→ **Problem statement**: Select each line where the word "matplotlib" appears.

→ **Stored data**:

>> Begin

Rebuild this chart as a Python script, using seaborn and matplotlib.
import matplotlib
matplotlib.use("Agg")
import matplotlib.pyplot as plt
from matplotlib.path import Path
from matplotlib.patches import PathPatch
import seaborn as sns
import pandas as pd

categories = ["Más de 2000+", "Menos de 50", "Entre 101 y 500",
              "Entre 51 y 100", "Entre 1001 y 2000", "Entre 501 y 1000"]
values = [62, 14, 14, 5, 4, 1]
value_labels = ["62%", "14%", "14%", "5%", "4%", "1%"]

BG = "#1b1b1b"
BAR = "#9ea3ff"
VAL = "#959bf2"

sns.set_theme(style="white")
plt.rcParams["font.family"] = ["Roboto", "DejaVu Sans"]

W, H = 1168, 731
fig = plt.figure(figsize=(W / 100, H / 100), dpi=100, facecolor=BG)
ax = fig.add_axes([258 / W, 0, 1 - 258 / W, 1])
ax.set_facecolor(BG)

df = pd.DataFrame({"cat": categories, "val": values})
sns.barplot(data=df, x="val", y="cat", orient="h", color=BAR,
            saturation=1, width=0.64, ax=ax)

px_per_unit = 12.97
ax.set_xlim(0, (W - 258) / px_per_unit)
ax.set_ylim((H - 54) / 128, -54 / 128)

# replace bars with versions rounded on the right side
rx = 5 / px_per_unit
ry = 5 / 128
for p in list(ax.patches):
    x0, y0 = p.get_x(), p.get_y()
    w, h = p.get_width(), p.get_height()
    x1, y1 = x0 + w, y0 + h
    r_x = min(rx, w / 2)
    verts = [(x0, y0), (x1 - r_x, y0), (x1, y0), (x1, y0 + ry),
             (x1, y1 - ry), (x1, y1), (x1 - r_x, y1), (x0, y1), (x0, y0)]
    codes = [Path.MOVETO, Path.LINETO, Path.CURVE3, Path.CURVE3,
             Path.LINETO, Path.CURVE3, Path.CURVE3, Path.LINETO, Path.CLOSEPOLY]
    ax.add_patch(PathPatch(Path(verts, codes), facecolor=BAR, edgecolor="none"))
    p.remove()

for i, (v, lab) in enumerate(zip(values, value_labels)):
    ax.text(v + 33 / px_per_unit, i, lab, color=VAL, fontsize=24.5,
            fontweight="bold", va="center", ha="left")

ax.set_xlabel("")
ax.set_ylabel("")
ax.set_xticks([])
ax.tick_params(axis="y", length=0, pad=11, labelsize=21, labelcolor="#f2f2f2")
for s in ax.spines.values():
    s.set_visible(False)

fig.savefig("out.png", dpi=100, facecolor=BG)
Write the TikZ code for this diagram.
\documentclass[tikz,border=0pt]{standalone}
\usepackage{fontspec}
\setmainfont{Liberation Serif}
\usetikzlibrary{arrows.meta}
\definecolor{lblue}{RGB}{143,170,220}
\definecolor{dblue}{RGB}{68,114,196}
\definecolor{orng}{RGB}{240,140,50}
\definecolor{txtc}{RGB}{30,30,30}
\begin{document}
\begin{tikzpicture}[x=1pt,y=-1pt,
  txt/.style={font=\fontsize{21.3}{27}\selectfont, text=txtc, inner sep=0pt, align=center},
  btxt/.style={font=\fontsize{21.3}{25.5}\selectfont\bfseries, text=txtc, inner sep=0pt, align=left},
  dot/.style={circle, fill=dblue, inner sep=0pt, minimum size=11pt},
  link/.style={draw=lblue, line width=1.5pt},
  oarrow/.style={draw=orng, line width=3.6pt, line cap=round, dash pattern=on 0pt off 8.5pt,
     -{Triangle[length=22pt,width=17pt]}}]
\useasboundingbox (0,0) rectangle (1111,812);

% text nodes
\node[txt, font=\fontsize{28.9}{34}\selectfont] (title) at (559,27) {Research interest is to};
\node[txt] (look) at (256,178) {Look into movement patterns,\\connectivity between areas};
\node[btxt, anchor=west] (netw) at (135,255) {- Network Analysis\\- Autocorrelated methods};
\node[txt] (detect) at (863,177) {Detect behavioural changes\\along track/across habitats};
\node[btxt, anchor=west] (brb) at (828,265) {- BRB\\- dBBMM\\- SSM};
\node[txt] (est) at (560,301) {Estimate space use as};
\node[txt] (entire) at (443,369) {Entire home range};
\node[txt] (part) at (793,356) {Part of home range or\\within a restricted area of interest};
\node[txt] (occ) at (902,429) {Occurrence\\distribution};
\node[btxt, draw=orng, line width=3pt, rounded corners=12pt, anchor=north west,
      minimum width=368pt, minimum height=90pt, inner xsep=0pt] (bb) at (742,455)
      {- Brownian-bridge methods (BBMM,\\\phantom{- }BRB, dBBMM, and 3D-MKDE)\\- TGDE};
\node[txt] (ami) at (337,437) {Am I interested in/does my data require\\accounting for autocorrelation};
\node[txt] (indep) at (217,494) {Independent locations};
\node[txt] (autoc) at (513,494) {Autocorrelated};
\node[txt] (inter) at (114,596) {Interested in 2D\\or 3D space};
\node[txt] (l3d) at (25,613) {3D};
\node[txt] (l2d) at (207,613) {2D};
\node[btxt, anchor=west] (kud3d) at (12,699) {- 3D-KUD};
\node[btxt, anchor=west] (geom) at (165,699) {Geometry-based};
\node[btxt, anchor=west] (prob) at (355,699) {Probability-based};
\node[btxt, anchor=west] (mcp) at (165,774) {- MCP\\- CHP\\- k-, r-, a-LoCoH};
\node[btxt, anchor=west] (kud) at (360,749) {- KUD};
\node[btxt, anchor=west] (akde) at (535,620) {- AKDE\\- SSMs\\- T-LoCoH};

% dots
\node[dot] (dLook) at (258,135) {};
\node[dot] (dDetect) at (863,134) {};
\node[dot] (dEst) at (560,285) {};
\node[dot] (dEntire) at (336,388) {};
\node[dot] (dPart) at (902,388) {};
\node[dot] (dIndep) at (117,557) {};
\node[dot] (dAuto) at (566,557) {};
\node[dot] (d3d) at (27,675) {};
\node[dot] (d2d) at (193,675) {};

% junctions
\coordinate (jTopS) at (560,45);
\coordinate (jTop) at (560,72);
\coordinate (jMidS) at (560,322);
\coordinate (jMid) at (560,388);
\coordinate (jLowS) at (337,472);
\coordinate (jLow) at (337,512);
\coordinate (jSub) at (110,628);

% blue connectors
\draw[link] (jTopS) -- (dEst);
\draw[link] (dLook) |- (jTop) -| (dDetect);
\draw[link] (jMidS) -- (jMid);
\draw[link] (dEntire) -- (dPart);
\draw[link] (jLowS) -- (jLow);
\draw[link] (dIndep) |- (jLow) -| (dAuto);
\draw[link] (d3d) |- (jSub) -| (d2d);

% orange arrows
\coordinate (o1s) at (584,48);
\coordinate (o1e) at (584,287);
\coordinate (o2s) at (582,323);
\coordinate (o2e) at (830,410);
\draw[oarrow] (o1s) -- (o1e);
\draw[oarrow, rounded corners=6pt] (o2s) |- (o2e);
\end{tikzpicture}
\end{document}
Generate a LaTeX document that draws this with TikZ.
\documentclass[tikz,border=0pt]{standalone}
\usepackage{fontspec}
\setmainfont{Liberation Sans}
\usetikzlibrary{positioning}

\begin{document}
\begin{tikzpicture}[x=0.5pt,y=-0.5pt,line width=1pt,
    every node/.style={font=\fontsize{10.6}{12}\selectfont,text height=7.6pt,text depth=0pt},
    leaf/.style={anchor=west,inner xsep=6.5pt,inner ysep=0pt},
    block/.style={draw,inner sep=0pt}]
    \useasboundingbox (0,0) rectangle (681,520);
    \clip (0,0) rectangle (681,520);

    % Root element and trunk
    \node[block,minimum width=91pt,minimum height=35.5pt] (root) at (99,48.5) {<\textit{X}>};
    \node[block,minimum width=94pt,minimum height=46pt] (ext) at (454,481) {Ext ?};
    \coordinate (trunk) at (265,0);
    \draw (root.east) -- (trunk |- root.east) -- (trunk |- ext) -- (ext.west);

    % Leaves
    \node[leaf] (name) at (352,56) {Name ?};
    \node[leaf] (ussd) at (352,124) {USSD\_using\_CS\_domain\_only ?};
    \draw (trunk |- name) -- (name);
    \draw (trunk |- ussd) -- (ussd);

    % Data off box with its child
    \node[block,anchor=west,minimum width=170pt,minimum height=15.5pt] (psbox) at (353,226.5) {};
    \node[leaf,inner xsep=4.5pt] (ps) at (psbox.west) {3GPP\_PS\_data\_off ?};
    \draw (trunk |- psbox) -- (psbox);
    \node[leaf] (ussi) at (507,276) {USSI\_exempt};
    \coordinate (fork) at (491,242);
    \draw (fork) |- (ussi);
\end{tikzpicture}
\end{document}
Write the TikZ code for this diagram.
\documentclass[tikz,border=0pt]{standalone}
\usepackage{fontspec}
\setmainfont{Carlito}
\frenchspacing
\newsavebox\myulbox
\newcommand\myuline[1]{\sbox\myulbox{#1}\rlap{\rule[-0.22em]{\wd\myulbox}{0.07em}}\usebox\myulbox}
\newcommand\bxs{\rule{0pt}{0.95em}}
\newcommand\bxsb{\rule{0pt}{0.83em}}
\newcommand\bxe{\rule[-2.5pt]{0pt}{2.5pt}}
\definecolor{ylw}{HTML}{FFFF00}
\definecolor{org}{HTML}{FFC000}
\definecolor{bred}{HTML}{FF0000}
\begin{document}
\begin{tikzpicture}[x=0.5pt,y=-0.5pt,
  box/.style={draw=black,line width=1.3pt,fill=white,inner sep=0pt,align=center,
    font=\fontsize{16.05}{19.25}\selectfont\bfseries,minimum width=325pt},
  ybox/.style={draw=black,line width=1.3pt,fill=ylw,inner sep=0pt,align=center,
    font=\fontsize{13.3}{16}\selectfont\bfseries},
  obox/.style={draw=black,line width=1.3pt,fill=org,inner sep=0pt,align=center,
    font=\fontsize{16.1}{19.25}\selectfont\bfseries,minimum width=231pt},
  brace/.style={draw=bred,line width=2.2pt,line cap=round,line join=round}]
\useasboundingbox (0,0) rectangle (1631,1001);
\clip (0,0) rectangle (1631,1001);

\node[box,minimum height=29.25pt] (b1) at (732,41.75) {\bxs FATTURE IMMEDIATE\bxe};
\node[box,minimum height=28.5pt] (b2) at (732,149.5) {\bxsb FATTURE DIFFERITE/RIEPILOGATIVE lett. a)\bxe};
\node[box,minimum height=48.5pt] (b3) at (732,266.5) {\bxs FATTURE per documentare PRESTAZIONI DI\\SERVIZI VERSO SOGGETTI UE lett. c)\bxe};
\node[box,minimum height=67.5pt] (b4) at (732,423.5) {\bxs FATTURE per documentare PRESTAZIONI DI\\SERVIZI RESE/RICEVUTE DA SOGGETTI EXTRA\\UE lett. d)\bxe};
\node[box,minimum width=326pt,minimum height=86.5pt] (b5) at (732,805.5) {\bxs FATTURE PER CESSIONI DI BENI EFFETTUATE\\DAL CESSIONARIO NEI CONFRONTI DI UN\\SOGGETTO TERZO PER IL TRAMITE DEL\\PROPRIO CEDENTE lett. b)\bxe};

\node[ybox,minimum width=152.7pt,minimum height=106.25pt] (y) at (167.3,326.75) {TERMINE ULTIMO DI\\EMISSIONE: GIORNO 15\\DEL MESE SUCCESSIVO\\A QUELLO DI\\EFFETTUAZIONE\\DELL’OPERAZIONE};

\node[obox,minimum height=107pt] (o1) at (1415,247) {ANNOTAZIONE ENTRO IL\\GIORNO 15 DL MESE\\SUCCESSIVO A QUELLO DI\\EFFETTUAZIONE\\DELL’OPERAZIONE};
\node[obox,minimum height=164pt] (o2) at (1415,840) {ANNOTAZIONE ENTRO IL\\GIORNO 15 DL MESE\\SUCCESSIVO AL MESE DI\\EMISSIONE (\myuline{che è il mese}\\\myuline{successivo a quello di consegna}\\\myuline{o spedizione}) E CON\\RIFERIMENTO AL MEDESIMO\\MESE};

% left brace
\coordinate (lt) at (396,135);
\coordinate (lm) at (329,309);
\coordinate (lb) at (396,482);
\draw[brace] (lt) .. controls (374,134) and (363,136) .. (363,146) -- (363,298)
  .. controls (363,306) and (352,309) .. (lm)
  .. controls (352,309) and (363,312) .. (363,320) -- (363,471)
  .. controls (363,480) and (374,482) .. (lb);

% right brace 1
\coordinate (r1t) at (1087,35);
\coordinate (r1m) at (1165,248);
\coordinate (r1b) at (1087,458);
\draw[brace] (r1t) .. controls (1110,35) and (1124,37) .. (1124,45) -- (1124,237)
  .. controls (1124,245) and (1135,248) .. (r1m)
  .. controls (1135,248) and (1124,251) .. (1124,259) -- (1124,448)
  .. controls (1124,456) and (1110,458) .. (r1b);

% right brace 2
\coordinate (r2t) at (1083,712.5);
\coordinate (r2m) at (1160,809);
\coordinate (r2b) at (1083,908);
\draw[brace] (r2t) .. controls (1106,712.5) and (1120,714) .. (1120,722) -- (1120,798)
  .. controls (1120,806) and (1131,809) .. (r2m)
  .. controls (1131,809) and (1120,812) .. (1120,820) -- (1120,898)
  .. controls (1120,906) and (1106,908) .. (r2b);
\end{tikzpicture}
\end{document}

>> End

→ **Exercise result**:
Rebuild this chart as a Python script, using seaborn and matplotlib.
import matplotlib
matplotlib.use("Agg")
import matplotlib.pyplot as plt
from matplotlib.path import Path
from matplotlib.patches import PathPatch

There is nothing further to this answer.